Je voulais demander au général gouverneur l’autorisation de visiter une caserne de soldats mariés, — ce qui était un rêve assez modeste. Malheureusement, une lettre de recommandation me poursuivait à travers l’Espagne, et ne m’avait pas encore rejoint. J’ai été, ce matin, au palais situé dans la grande rue, et que gardent de beaux soldats rouges à casque blanc, et j’ai exposé mon embarras à l’officier secrétaire de « S. E. sir Robert Biddulph, général des armées de Sa Majesté, vice-amiral et commandant en chef les ville, forteresse et territoire de Gibraltar. » J’ai vu là ce que j’avais déjà pu observer ailleurs : la haute obligeance d’un gentleman anglais vis-à-vis d’un étranger présenté, ou qui simplement pourrait l’être. L’officier a disparu, est revenu :

— Son Excellence est au palais. Si vous désirez lui parler, elle vous recevra volontiers.

Nous pénétrons, mon compagnon de voyage et moi, dans un cabinet de travail où, devant une table chargée de papiers, est assis un homme de grande taille, aux yeux très fins, très vifs et portant les favoris courts et la moustache à peine teintée de gris. Nous causons un quart d’heure. Je rappelle l’excellent souvenir que j’ai conservé de mon séjour à Malte.

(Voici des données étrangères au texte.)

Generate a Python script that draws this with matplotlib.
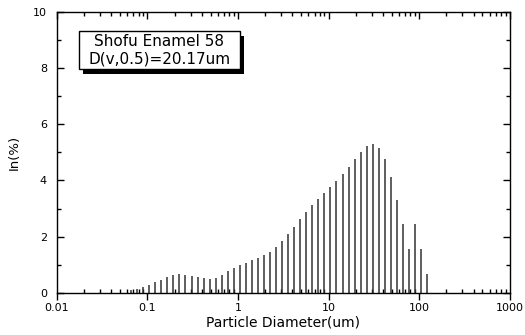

Le gouverneur se montre très aimable, et me dit :

— Nous commencerons par voir mon jardin, qui n’est pas une merveille, peut-être, mais une curiosité, car c’est le seul de la ville.

Dans le jardin, il y avait des plantes grimpantes à profusion sur les murs du palais, — un ancien couvent de franciscains, — et un tennis, et des charmilles de je ne sais quel arbuste au feuillage menu, qui faisait des ombres transparentes, et des arbres dont plusieurs m’étaient inconnus.

— Celui-ci surtout est fort rare; du moins il atteint bien rarement de pareilles dimensions. — Sir Robert Biddulph désignait un youka de vingt mètres de haut, de trois mètres de circonférence, et enfonçait la pointe d’un canif dans l’écorce d’où s’échappait un filet de sève aussi rouge que du sang.

— La légende lui donne mille ans d’existence, mais je n’affirme rien.

Nous apercevions, de ce jardin plein de fleurs, la montagne de Gibraltar, son pied couvert de verdure, ses pentes si vite redressées, presque verticales, tachées en bas de brousses et d’oliviers sauvages, blanchâtres et éclairées vers le haut par des falaises de quartz disposées en gradins, jusqu’à cette cime longue, en arête, sur laquelle flottait un petit drapeau, aussi menu que ceux des jouets d’enfans.